Segundo ele, outra acusação de que tiveram conhecimento foi feita por um pesquisador que ficava na Ilha dos Pinheiros, a três quilômetros de distância do Castelo da Fiocruz. Ele teria dito que, no dia 31 de março de 1964 à tarde, viu sair uma fumacinha do 2º andar do prédio principal e que essa fumacinha só podia ser os subversivos queimando papéis comprometedores. “Parece brincadeira. Hoje a gente ri, mas estava lá”, completou Sebastião de Oliveira.
Solidariedade dos funcionários
O apoio que os pesquisadores cassados receberam dos colegas mais próximos e de outros trabalhadores do IOC também foi sempre destacado pelos pesquisadores cassados, durante as entrevistas que deram em 1986. Sebastião de Oliveira lembrava emocionado que um funcionário, bem simples, disse a ele que, se precisasse, poderia pegar o que quisesse em uma conta que mantinha no armazém do bairro.

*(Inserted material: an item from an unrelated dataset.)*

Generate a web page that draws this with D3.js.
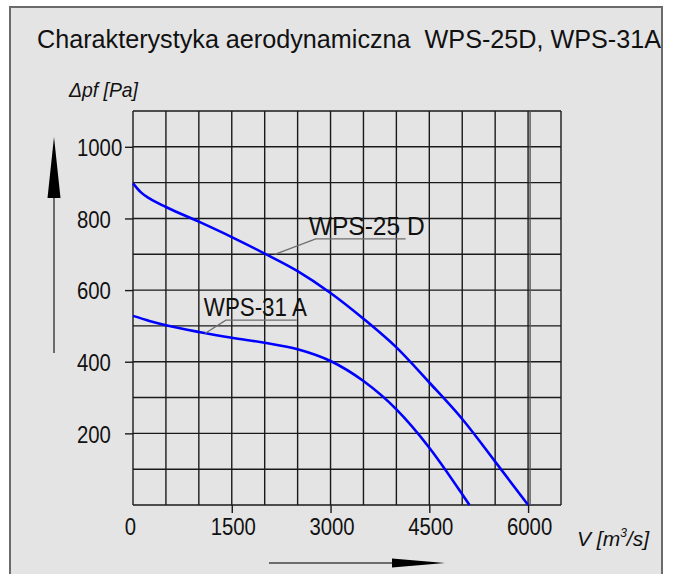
<!DOCTYPE html>
<html>
<head>
<meta charset="utf-8">
<title>Charakterystyka aerodynamiczna</title>
<script src="https://d3js.org/d3.v7.min.js"></script>
<style>
  body { margin: 0; background: #fff; }
  svg text { font-family: "Liberation Sans", Arial, sans-serif; fill: #111; }
</style>
</head>
<body>
<div id="chart"></div>
<script>
// wartosci
const flow25D  = [0, 125, 250, 500, 1000, 1500, 2000, 2500, 3000, 3500, 4000, 4500, 5000, 5500, 6000];
const press25D = [898, 872, 856, 832, 791, 748, 702, 653, 592, 520, 440, 342, 240, 121, 0];
const flow31A  = [0, 250, 500, 1000, 1500, 2000, 2500, 3000, 3500, 4000, 4500, 5000, 5110];
const press31A = [528, 514, 502, 483, 467, 453, 435, 402, 346, 267, 160, 30, 0];

const xTicks = [0, 1500, 3000, 4500, 6000];
const yTicks = [200, 400, 600, 800, 1000];
const curveNames = ["WPS-25 D", "WPS-31 A"];
// odnosniki: punkt na krzywej, zalamanie, koniec podkreslenia (w jednostkach wykresu)
const leader25D = [[2153, 700], [2775, 743], [4140, 743]];
const leader31A = [[1092, 479], [1410, 516], [2487, 516]];

function rysuj() {
  const W = 681, H = 574;
  const svg = d3.select("#chart").append("svg")
      .attr("width", W).attr("height", H);

  // ramka z szarym tlem
  svg.append("rect")
      .attr("x", 10).attr("y", 7)
      .attr("width", 652).attr("height", 620)
      .attr("fill", "#e4e4e4")
      .attr("stroke", "#6b6b6b").attr("stroke-width", 2);

  const x = d3.scaleLinear().domain([0, 6500]).range([133, 561]);
  const y = d3.scaleLinear().domain([0, 1100]).range([505, 111]);

  // siatka
  const grid = svg.append("g").attr("stroke", "#1a1a1a").attr("stroke-width", 1.4);
  grid.selectAll(".v").data(d3.range(0, 6501, 500)).enter().append("line")
      .attr("x1", d => x(d)).attr("x2", d => x(d))
      .attr("y1", y(1100)).attr("y2", y(0));
  grid.selectAll(".h").data(d3.range(0, 1101, 100)).enter().append("line")
      .attr("x1", x(0)).attr("x2", x(6500))
      .attr("y1", d => y(d)).attr("y2", d => y(d));
  // podwojna linia przy 6000
  grid.append("line")
      .attr("x1", x(6000) + 2).attr("x2", x(6000) + 2)
      .attr("y1", y(1100)).attr("y2", y(0))
      .attr("stroke", "#555");

  // osie
  const xAxis = d3.axisBottom(x).tickValues(xTicks).tickSize(8).tickSizeOuter(0).tickFormat(d => d);
  const yAxis = d3.axisLeft(y).tickValues(yTicks).tickSize(8).tickSizeOuter(0).tickFormat(d => d);

  const gx = svg.append("g").attr("transform", "translate(0," + y(0) + ")").call(xAxis);
  gx.select(".domain").remove();
  gx.selectAll(".tick line").attr("stroke", "#1a1a1a").attr("stroke-width", 1.4)
      .attr("opacity", d => d === 0 ? 0 : 1);
  gx.selectAll(".tick text").attr("font-size", "23px").attr("y", 30).attr("dy", 0)
      .attr("x", d => d === 0 ? -3 : 1)
      .attr("textLength", d => String(d).length * 11.3).attr("lengthAdjust", "spacingAndGlyphs")
      .attr("font-family", "Liberation Sans, Arial, sans-serif").attr("fill", "#111");

  const gy = svg.append("g").attr("transform", "translate(" + x(0) + ",0)").call(yAxis);
  gy.select(".domain").remove();
  gy.selectAll(".tick line").attr("stroke", "#1a1a1a").attr("stroke-width", 1.4);
  gy.selectAll(".tick text").attr("font-size", "23px")
      .attr("text-anchor", "start").attr("x", -56).attr("dy", "0.38em")
      .attr("textLength", d => String(d).length * 11.3).attr("lengthAdjust", "spacingAndGlyphs")
      .attr("font-family", "Liberation Sans, Arial, sans-serif").attr("fill", "#111");

  // krzywe
  const line = d3.line().x(d => x(d[0])).y(d => y(d[1])).curve(d3.curveMonotoneX);
  [[flow25D, press25D], [flow31A, press31A]].forEach(s => {
    svg.append("path")
        .datum(d3.zip(s[0], s[1]))
        .attr("d", line)
        .attr("fill", "none")
        .attr("stroke", "#0000ff")
        .attr("stroke-width", 2.6);
  });

  // opisy krzywych
  [leader25D, leader31A].forEach((pts, i) => {
    svg.append("path")
        .attr("d", d3.line().x(d => x(d[0])).y(d => y(d[1]))(pts))
        .attr("fill", "none").attr("stroke", "#6e6e6e").attr("stroke-width", 1.3);
    svg.append("text")
        .attr("x", x(pts[1][0]) - (i === 0 ? 7 : 22))
        .attr("y", y(pts[1][1]) - 4)
        .attr("font-size", "25px")
        .attr("textLength", i === 0 ? 116 : 103).attr("lengthAdjust", "spacingAndGlyphs")
        .text(curveNames[i]);
  });

  // tytul
  svg.append("text")
      .attr("x", 37).attr("y", 48)
      .attr("font-size", "26px")
      .style("white-space", "pre")
      .attr("textLength", 624).attr("lengthAdjust", "spacingAndGlyphs")
      .text("Charakterystyka aerodynamiczna  WPS-25D, WPS-31A");

  // opisy osi
  svg.append("text")
      .attr("x", 69).attr("y", 97)
      .attr("font-size", "21px").attr("font-style", "italic")
      .attr("textLength", 69).attr("lengthAdjust", "spacingAndGlyphs")
      .text("\u0394pf [Pa]");

  const vl = svg.append("text")
      .attr("x", 577).attr("y", 546)
      .attr("font-size", "21px").attr("font-style", "italic");
  vl.append("tspan").text("V [m");
  vl.append("tspan").attr("font-size", "12px").attr("dy", -9).text("3");
  vl.append("tspan").attr("dy", 9).text("/s]");

  // strzalki
  svg.append("line").attr("x1", 54).attr("x2", 54).attr("y1", 195).attr("y2", 353)
      .attr("stroke", "#444").attr("stroke-width", 1.5);
  svg.append("path").attr("d", "M54,137 L60.5,198 L47.5,198 Z").attr("fill", "#000");

  svg.append("line").attr("x1", 269).attr("x2", 395).attr("y1", 563).attr("y2", 563)
      .attr("stroke", "#444").attr("stroke-width", 1.5);
  svg.append("path").attr("d", "M445,563 L392,558.5 L392,567.5 Z").attr("fill", "#000");
}

rysuj();
</script>
</body>
</html>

Ele também contou que, no dia da cassação, estava angustiado porque precisava retirar todos os seus pertences de 26 anos de trabalho, imediatamente. Então, recebeu um recado do chefe da portaria dizendo que poderia fazer isso com mais tranquilidade, em outros dias, que a placa do carro não seria anotada. “Isso feito numa hora em que ele mesmo podia ser punido, podia sofrer alguma coisa”, avaliou.
Houve ainda, segundo ele, um ascensorista que estava de licença para tratamento de saúde. Quando soube do ocorrido, arrumou um pretexto para ir ao instituto apenas para abraçá-los. “Ele chorava, coitado, quando nos abraçou. Quer dizer, esse tipo de coisa nos comoveu e nos deu até um certo alento, para poder suportar a cassação.”